The valves would enable sections of the water distribution system to be isolated, “thereby alleviating the need to place several blocks of customers out of service during maintenance and repairs,” Vaughn explained.

Three bids for the work were received and opened June 1. The Municipal Authority voted June 20 to award a $568,304 contract on the Water Distribution Improvements project to the low bidder, Marsau Enterprises of Enid, “subject to availability of funding.”

The original construction budget was $330,771, which would have been financed mostly if not entirely from a community development block grant awarded by the state Commerce Department. However, that calculation “is now a year old,” Mayor Chris Mosley said. It also leaves a funding deficit of $237,533.

“After looking at all options, we are asking for additional community development block grant funds” to finance the project, Mosley wrote in a June 2 letter to Robin Slawson, project manager of the Commerce Department’s Community & Economic Development Team.

The CMA also voted June 20 to chip in $25,000 and “would like to contribute more but we are not financially able to put in more money,” Mosley advised Slawson. In fact, the $25,000 “will be taken from our operating budget,” he said.

The city already has “$1.5 million in various other projects that are assigned and underway,” Mosley wrote. The city also still owes $1,445,000 on a 2014 revenue bond issue that financed repairs to the water treatment plant, according to Robert Brooks, the city’s comptroller.

Federal CARES Act and ARPA funds the City of Chickasha received “are already committed and assigned to other projects,” Mosley informed Slawson.

“We have some serious issues with our water infrastructure,” City Manager Keith Johnson said. “We’re at risk of not being able” to meet demands imposed on the water delivery system. The water treatment plant has several “deficiencies” because of its age, deteriorating condition, and changes in treatment processes in the last six decades, he told the council recently.

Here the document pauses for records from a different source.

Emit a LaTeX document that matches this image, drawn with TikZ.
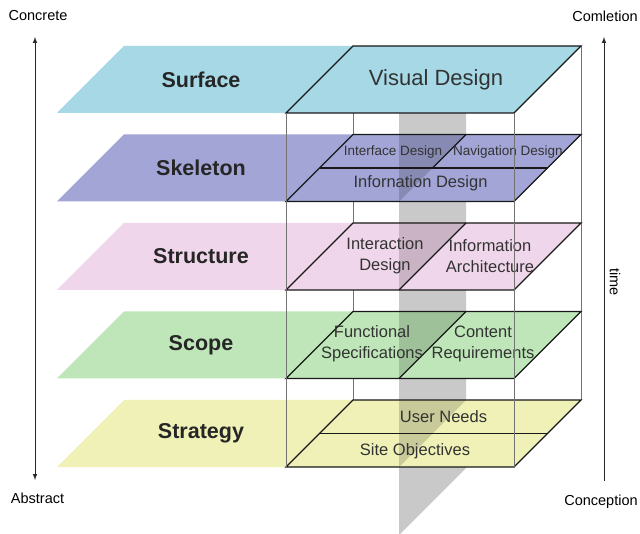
\documentclass[tikz,border=0pt]{standalone}
\usepackage{fontspec}
\setmainfont{Liberation Sans}
\definecolor{surfacecol}{HTML}{A6D8E6}
\definecolor{skeletoncol}{HTML}{A2A5D6}
\definecolor{structurecol}{HTML}{F0D6EA}
\definecolor{scopecol}{HTML}{BEE6B8}
\definecolor{strategycol}{HTML}{EFF1B7}
\definecolor{stripcol}{HTML}{C9C9C9}

\tikzset{
  frame/.style={draw=black!90, line width=1.4pt, line join=miter},
  boxline/.style={draw=black!55, line width=0.8pt},
  shade/.style={fill=black, fill opacity=0.16},
  layername/.style={inner sep=0pt, text=black!85, font=\fontsize{21.5}{24}\selectfont\bfseries},
  big/.style={inner sep=0pt, text=black!80, font=\fontsize{22}{26}\selectfont},
  mid/.style={inner sep=0pt, text=black!80, align=center, font=\fontsize{16.5}{21}\selectfont},
  small/.style={inner sep=0pt, text=black!80, font=\fontsize{13.5}{16}\selectfont},
  side/.style={inner sep=0pt, text=black, font=\fontsize{14.5}{17}\selectfont},
}

\begin{document}
\begin{tikzpicture}[x=1pt,y=-1pt]
\useasboundingbox (0,0) rectangle (640,534);
% strip behind the layers
\fill[stripcol] (399,113) -- (466,113) -- (466,468) -- (400,534) -- (399,534) -- cycle;
% back edges of the box
\path[draw,boxline] (353,113) -- (353,400);
\path[draw,boxline] (581,46) -- (581,400);
\begin{scope}[yshift=-46pt]
\fill[surfacecol] (57,67) -- (124,0) -- (581,0) -- (514,67) -- cycle;
\path[draw,frame] (286,67) -- (353,0) -- (581,0) -- (514,67) -- cycle;
\node[layername] (surface) at (201,33.5) {Surface};
\node[big] (visual) at (436,33.5) {Visual Design};
\end{scope}
\begin{scope}[yshift=-134.5pt]
\fill[skeletoncol] (57,67) -- (124,0) -- (581,0) -- (514,67) -- cycle;
\path[shade] (399,0) -- (466,0) -- (399,67) -- cycle;
\path[draw,frame] (319.5,33.5) -- (547.5,33.5);
\path[draw,frame] (466,0) -- (432.5,33.5);
\path[draw,frame] (286,67) -- (353,0) -- (581,0) -- (514,67) -- cycle;
\node[layername] (skeleton) at (201,33.5) {Skeleton};
\node[small] (interface) at (393,18) {Interface Design};
\node[small] (navigation) at (508,18) {Navigation Design};
\node[mid] (infodesign) at (420.5,49) {Infornation Design};
\end{scope}
\begin{scope}[yshift=-223pt]
\fill[structurecol] (57,67) -- (124,0) -- (581,0) -- (514,67) -- cycle;
\path[shade] (399,0) -- (466,0) -- (399,67) -- cycle;
\path[draw,frame] (466,0) -- (399,67);
\path[draw,frame] (286,67) -- (353,0) -- (581,0) -- (514,67) -- cycle;
\node[layername] (structure) at (201,33.5) {Structure};
\node[mid] (interaction) at (385,33) {Interaction\\Design};
\node[mid] (infoarch) at (490,33) {Information\\Architecture};
\end{scope}
\begin{scope}[yshift=-311.5pt]
\fill[scopecol] (57,67) -- (124,0) -- (581,0) -- (514,67) -- cycle;
\path[shade] (399,0) -- (466,0) -- (399,67) -- cycle;
\path[draw,frame] (466,0) -- (399,67);
\path[draw,frame] (286,67) -- (353,0) -- (581,0) -- (514,67) -- cycle;
\node[layername] (scope) at (201,33.5) {Scope};
\node[mid] (functional) at (372,32.5) {Functional\\Specifications};
\node[mid] (content) at (483,32.5) {Content\\Requirements};
\end{scope}
\begin{scope}[yshift=-400pt]
\fill[strategycol] (57,67) -- (124,0) -- (581,0) -- (514,67) -- cycle;
\path[shade] (399,0) -- (466,0) -- (399,67) -- cycle;
\path[draw,frame] (319.5,33.5) -- (547.5,33.5);
\path[draw,frame] (286,67) -- (353,0) -- (581,0) -- (514,67) -- cycle;
\node[layername] (strategy) at (201,33.5) {Strategy};
\node[mid] (userneeds) at (443.5,17) {User Needs};
\node[mid] (siteobj) at (415,51) {Site Objectives};
\end{scope}
% front edges of the box
\path[draw,boxline] (286,113) -- (286,468);
\path[draw,boxline] (514,113) -- (514,468);
% axes
\node[side] (concrete) at (38,16) {Concrete};
\node[side] (abstract) at (37.5,498) {Abstract};
\node[side] (completion) at (605,16) {Comletion};
\node[side] (conception) at (601,502) {Conception};
\node[side, rotate=-90] (time) at (615,282) {time};
\coordinate (c1) at (35,37);
\coordinate (a1) at (35,480);
\coordinate (c2) at (604,37);
\coordinate (a2) at (604,481);
\path[draw,line width=1pt,black!85,latex-latex] (a1) -- (c1);
\path[draw,line width=1pt,black!85,-latex] (a2) -- (c2);
\end{tikzpicture}
\end{document}
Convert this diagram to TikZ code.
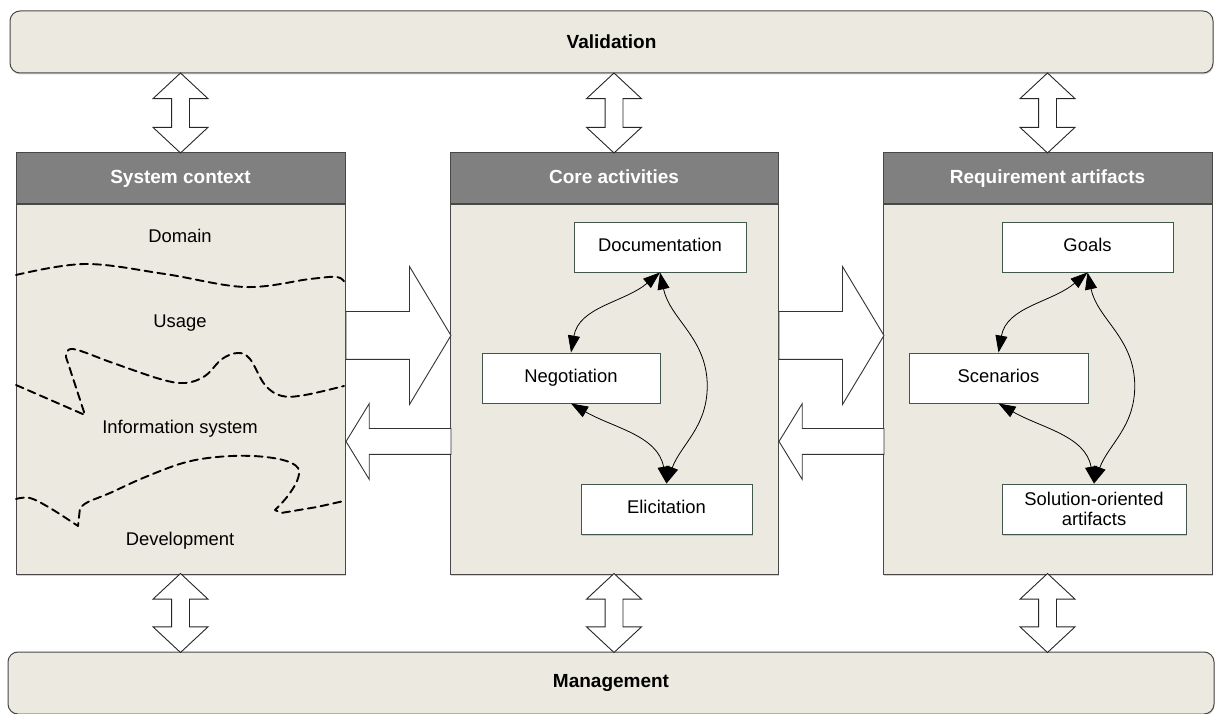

The town’s existing treatment plant was built in the 1960s. It was designed to produce 6 million gallons of potable water each day but now “provides a maximum of 4.6 million gallons daily” to Chickasha and the nearby community of Norge, Johnson said.

The Chickasha Municipal Authority proposes a new water treatment plant that would be capable of producing up to 6 million gallons of potable water daily “with provisions to expand to 8 mgd.”

The city has requested a $70 million loan from the Oklahoma Water Resources Board to pay for construction of a new and bigger water treatment plant. “We are working on getting it on our July 18 Board agenda for consideration,” Joe Freeman, chief of the state agency’s Financial Assistance Division, told Southwest Ledger on June 21.

The long-term loan would be retired with collections from a sales tax of 1.25% – a modest half-cent increase in an existing capital improvements sales tax of three-quarter of a penny per dollar – or, in the alternative, an 82% increase in water rates.

Chickasha voters will have an opportunity during a special election Aug. 8 to make their financing preference known.

The water treatment plant “is not the only capital project the City will be facing, and it is not financially feasible to take on any other debt at the present time,” Mosley told the Commerce Department. “We also have significant needs in the wastewater system and a large storm drainage project upcoming.”

Even after a double-digit increase in water rates last year, “It’s still not enough to cover the costs,” Johnson told the Ledger. With expenses exceeding revenues, coupled with the anticipated OWRB loan, “We are going through a thorough financial review and restructuring of Municipal Authority finances,” Mosley said.